The Gallup results followed a Pew poll released Monday and conducted entirely after the debate, which showed Romney leading Obama among likely voters, 49 to 45 percent.
Lynne Sladky / AP
Republican presidential candidate and former Massachusetts Gov. Mitt Romney, right, waves as he arrives with his wife Ann at a campaign rally, Sunday, Oct. 7, 2012, in Port St. Lucie, Fla.
“This is a campaign that’s never gotten too high when things are good, too low when things are bad,” Romney senior adviser Kevin Madden told reporters traveling with the candidate on Tuesday. “I think you can’t put too much stock in this idea of momentum. I think it’s a very elusive thing. We still believe that this is going to be a campaign that’s very close, and but we do see a lot of enthusiasm from a lot of our core supporters, and we do see a lot of undecided voters that are taking a new look at Gov. Romney.”
But if Romney were to sustain his burst from a successful first debate and beat Obama, it would represent a vindication of a strategy that’s been openly questioned in the media and among fellow Republicans for months.
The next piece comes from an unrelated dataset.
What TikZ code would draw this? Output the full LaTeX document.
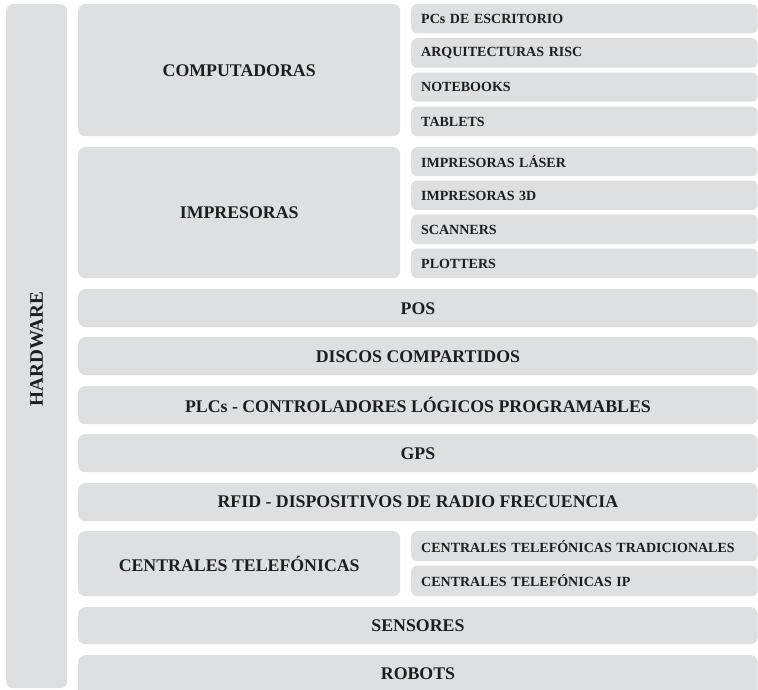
\documentclass[tikz,border=0pt]{standalone}
\usepackage{fontspec}
\setmainfont{Liberation Serif}
\definecolor{boxgray}{RGB}{222,223,225}
\definecolor{txt}{RGB}{30,30,30}
\tikzset{
  box/.style={fill=boxgray, draw=none, rounded corners=7pt, inner sep=0pt, anchor=north west, text=txt, font=\bfseries\fontsize{17.8}{20}\selectfont},
  subbox/.style={fill=boxgray, draw=none, rounded corners=6pt, inner xsep=10pt, inner ysep=0pt, anchor=north west, align=left, text=txt, font=\bfseries\fontsize{14}{16}\selectfont},
}
\newcommand{\mkbox}[6]{% name, x1, y1, x2, y2, text
  \node[box, minimum width={#4-#2}, minimum height={#5-#3}] (#1) at (#2,#3) {#6};}
\newcommand{\mksub}[6]{%
  \node[subbox, text width={#4-#2-20}, minimum height={#5-#3}] (#1) at (#2,#3) {#6};}
\begin{document}
\begin{tikzpicture}[x=1pt,y=-1pt]
\useasboundingbox (0,0) rectangle (758,689);
\clip (0,0) rectangle (758,689);
\fill[white] (0,0) rectangle (758,689);
% HARDWARE
\node[box, minimum width=61, minimum height=684] (hw) at (6,4) {};
\node[text=txt, font=\bfseries\fontsize{19.2}{21}\selectfont, rotate=90] (hwl) at ([yshift=-3pt]hw.center) {HARDWARE};
% Computadoras
\mkbox{comp}{78}{4}{400}{136}{COMPUTADORAS}
\mksub{pcs}{411}{4}{757.5}{33}{PCs DE ESCRITORIO}
\mksub{risc}{411}{38}{757.5}{67.5}{ARQUITECTURAS RISC}
\mksub{note}{411}{72.5}{757.5}{101.5}{NOTEBOOKS}
\mksub{tab}{411}{106.5}{757.5}{136}{TABLETS}
% Impresoras
\mkbox{imp}{78}{147}{400}{278}{IMPRESORAS}
\mksub{laser}{411}{147}{757.5}{176}{IMPRESORAS LÁSER}
\mksub{tresd}{411}{180.5}{757.5}{210}{IMPRESORAS 3D}
\mksub{scan}{411}{214.5}{757.5}{244}{SCANNERS}
\mksub{plot}{411}{248.5}{757.5}{278}{PLOTTERS}
% full bars
\mkbox{pos}{78}{289}{757.5}{327}{POS}
\mkbox{disc}{78}{337}{757.5}{375}{DISCOS COMPARTIDOS}
\mkbox{plc}{78}{386}{757.5}{424}{PLCs - CONTROLADORES LÓGICOS PROGRAMABLES}
\mkbox{gps}{78}{434}{757.5}{472}{GPS}
\mkbox{rfid}{78}{483}{757.5}{521}{RFID - DISPOSITIVOS DE RADIO FRECUENCIA}
% Centrales
\mkbox{cent}{78}{531}{400}{596}{CENTRALES TELEFÓNICAS}
\mksub{trad}{411}{531}{757.5}{561}{CENTRALES TELEFÓNICAS TRADICIONALES}
\mksub{ip}{411}{565.5}{757.5}{596}{CENTRALES TELEFÓNICAS IP}
\mkbox{sens}{78}{607}{757.5}{644}{SENSORES}
\mkbox{rob}{78}{655}{757.5}{710}{}
\node[text=txt, font=\bfseries\fontsize{17.8}{20}\selectfont] (robl) at (418,674) {ROBOTS};
\end{tikzpicture}
\end{document}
During the worst moments for Romney – his opaque responses to the administration’s actions on same-sex marriage and immigration, his response to the Supreme Court’s ruling on health care, the Obama campaign’s attacks on Romney’s tax returns and record at Bain, Romney’s error-riddled foreign trip, his quick response to a terrorist attack in Libya – its leadership maintained a zen-like confidence in Romney’s ability to win according to their gameplan.
Eric Fehrnstrom, a senior advisor for the Romney campaign, talks the current ground game for the GOP presidential candidate following his post-debate bounce in the polls.
"The public polls are what the the public polls are. I kinda hope the Obama campaign is basing their campaign on what the public polls say," Romney political adviser Rich Beeson told reporters a few weeks ago, when polls weren't treating the campaign as well. "We don’t. We have confidence in our data and our metrics ... I feel confident where we are in each one of our states. I have great faith in our data.”
Criticism peaked with the release of a surreptitiously-recorded video last month of Romney speaking in May at a fundraiser, at which he essentially dismissed 47 percent of voters, who he said were “dependent” on government.
“It seemed like people were ready to write the obituary. But the strategy has always been to never get too high and never get too low,” said Republican National Committee Chairman Reince Priebus.
President Obama's latest campaign pit stop was San Francisco while an invigorated Mitt Romney drew support in Virginia. Both candidates are striking hard on foreign policy after two national polls show a volatile race following last week's first debate. NBC's Peter Alexander reports.
But he acknowledged that Romney’s position had improved as a result of the debate: “We'd rather be sitting where we are today than we were two weeks ago.”
Of course, if Romney does execute this turnaround, it wouldn’t come a moment too soon. His campaign had also counted on Romney’s vice presidential selection and his nominating convention to move things in the Republican’s direction, though neither appeared to accomplish that goal.
The task now for Romney now involves sustaining the uptick in momentum he’s apparently received as a result of last week’s debate. Even if the bump for Romney is a temporary sugar high, the GOP hopeful now has his chance to convert this surge in energy into sustained momentum.
One of the biggest keys for Romney is to turn in two more solid debate performances on Oct. 16 and Oct. 22, and hope that vice presidential nominee Paul Ryan ably handles himself versus Vice President Joe Biden during their lone matchup on Thursday.
Will Mitt Romney's surge in national polling translate into gains where it matters – the battleground states of the Midwest – Iowa, Wisconsin and Ohio. The Daily Rundown's Chuck Todd reports.
The more significant – and practical – challenge for the Romney campaign involves erasing Obama’s heretofore advantage in most swing states. While national polls offer a good sense of the trajectory of each candidate’s momentum, the election is, after all, a race to 270 electoral votes.
To that end, Romney is heading to Ohio for the next few days to concentrate his efforts in the Buckeye State. He was set to make a joint appearance with New Jersey Gov. Chris Christie during the trip.
Ohio is a particularly challenging state for Romney, whose personal approval ratings sunk over the course of the summer as the Obama campaign and supportive super PACs pummeled Romney over his private sector career, accusing him of having pioneered the practice of outsourcing during his time at Bain Capital.
Ohio’s status as a presidential kingmaker is well-established, too: no Republican has won the White House in recent history without the state in their column. Moreover, Obama would only need to win an additional 15 electoral votes from all of the remaining battleground states if he were to win Ohio, complicating Romney’s path to victory.
“Ohio is in play; it’s an important battleground state,” Romney senior adviser Eric Fehrnstrom said this afternoon on MSNBC. “We feel that we have an enthusiasm edge working in our favor.”
To that end, another poll released Tuesday by CNN/ORC showed Obama ahead of Romney among Ohio's likely voters. The president would beat his Republican foe, 51 to 47 percent, if the election were held today.